Set problem ▸
Single out each line with the word "that" and copy it.

Excerpted data ▸
++++
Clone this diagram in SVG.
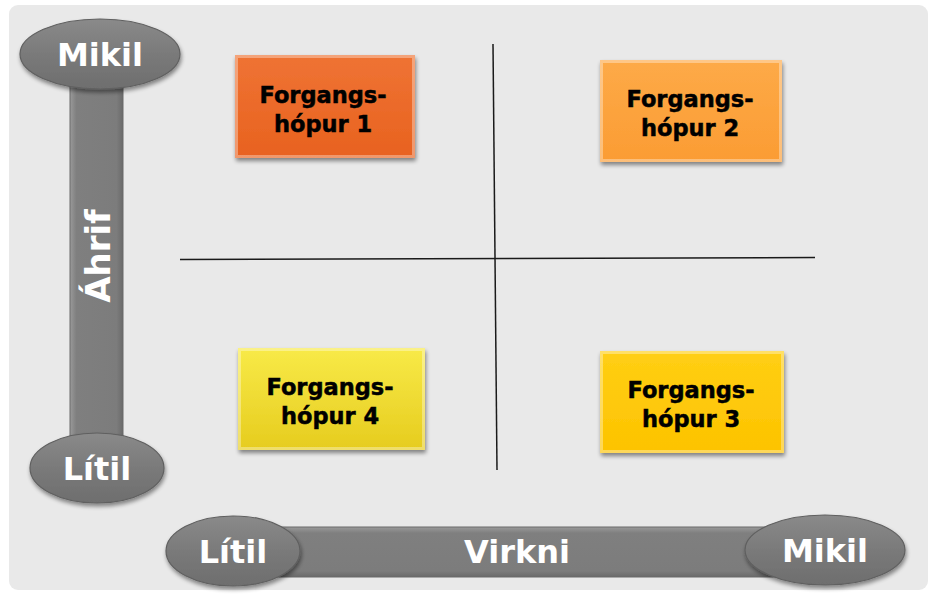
++++
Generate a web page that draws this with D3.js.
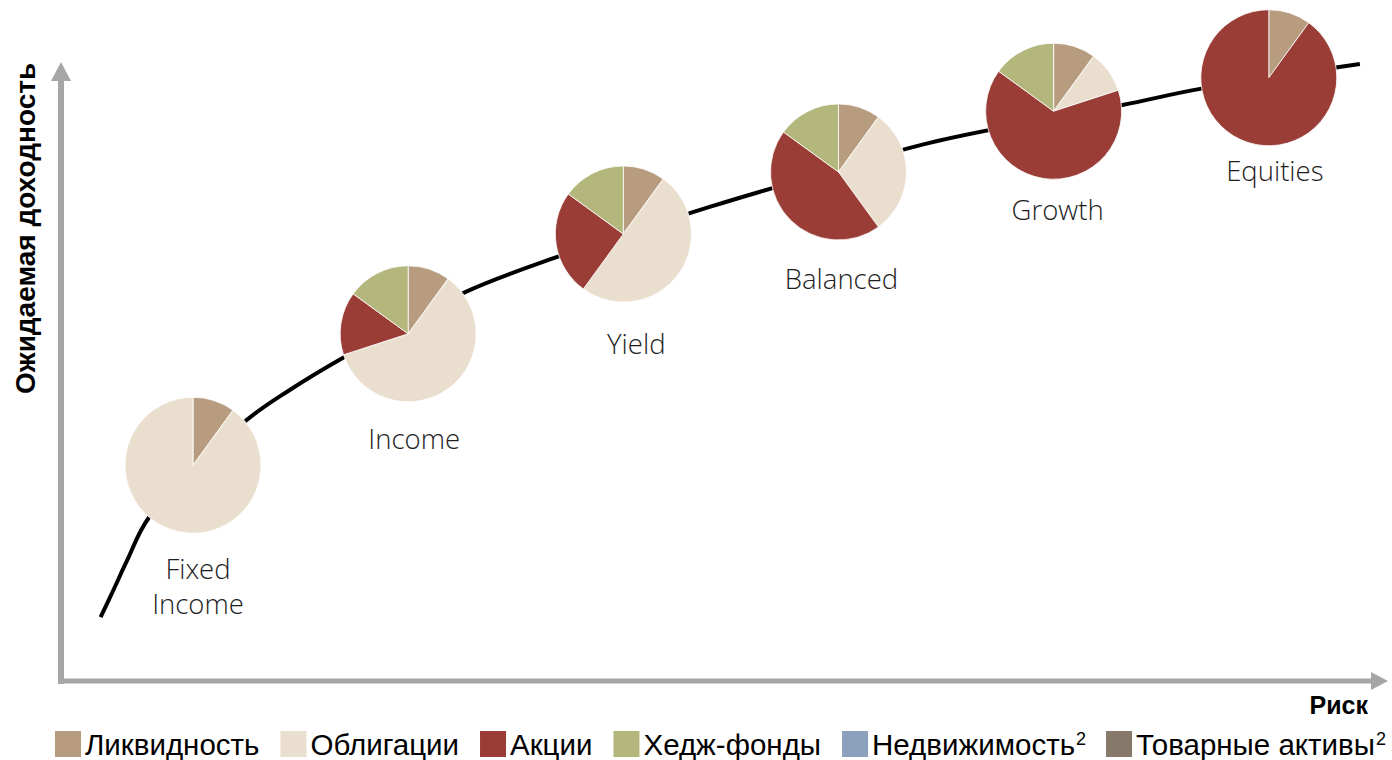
++++
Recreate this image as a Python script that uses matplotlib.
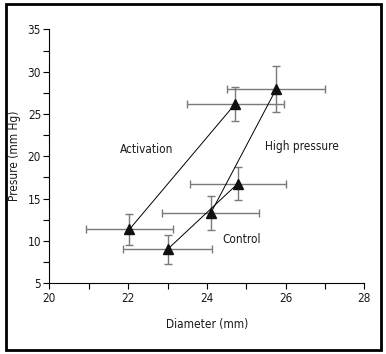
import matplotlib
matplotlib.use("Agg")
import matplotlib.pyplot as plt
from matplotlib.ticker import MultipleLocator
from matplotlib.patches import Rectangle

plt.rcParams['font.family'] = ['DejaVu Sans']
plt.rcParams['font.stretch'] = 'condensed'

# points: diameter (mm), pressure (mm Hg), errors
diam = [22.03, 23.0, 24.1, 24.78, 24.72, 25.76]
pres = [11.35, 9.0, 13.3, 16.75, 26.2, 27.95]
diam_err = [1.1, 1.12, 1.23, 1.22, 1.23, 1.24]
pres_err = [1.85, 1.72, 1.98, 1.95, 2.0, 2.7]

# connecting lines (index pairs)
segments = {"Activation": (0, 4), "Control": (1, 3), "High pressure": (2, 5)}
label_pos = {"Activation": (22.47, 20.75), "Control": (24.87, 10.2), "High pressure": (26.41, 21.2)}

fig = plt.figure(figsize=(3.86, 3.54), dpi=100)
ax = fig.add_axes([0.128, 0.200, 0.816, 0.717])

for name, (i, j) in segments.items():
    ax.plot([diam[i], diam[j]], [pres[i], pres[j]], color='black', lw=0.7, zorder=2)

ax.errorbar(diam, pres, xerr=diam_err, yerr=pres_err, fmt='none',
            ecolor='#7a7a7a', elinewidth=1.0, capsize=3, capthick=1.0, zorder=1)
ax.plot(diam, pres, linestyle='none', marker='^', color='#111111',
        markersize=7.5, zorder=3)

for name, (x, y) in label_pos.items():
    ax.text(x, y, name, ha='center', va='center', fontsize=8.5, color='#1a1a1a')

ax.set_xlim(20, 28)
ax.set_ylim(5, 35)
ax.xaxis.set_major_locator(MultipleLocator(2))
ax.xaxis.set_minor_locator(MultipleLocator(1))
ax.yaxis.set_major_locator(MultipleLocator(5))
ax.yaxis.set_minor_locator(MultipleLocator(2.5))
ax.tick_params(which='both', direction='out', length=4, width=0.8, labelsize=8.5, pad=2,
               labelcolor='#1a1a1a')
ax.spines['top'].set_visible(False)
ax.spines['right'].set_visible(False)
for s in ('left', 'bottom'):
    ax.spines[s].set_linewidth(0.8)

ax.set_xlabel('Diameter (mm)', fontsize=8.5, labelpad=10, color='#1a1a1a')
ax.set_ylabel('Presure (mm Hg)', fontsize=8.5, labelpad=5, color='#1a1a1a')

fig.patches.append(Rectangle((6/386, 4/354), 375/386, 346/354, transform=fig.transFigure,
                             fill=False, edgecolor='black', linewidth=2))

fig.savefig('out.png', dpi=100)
++++
Solution to the exercise ▸
Generate a web page that draws this with D3.js.
Recreate this image as a Python script that uses matplotlib.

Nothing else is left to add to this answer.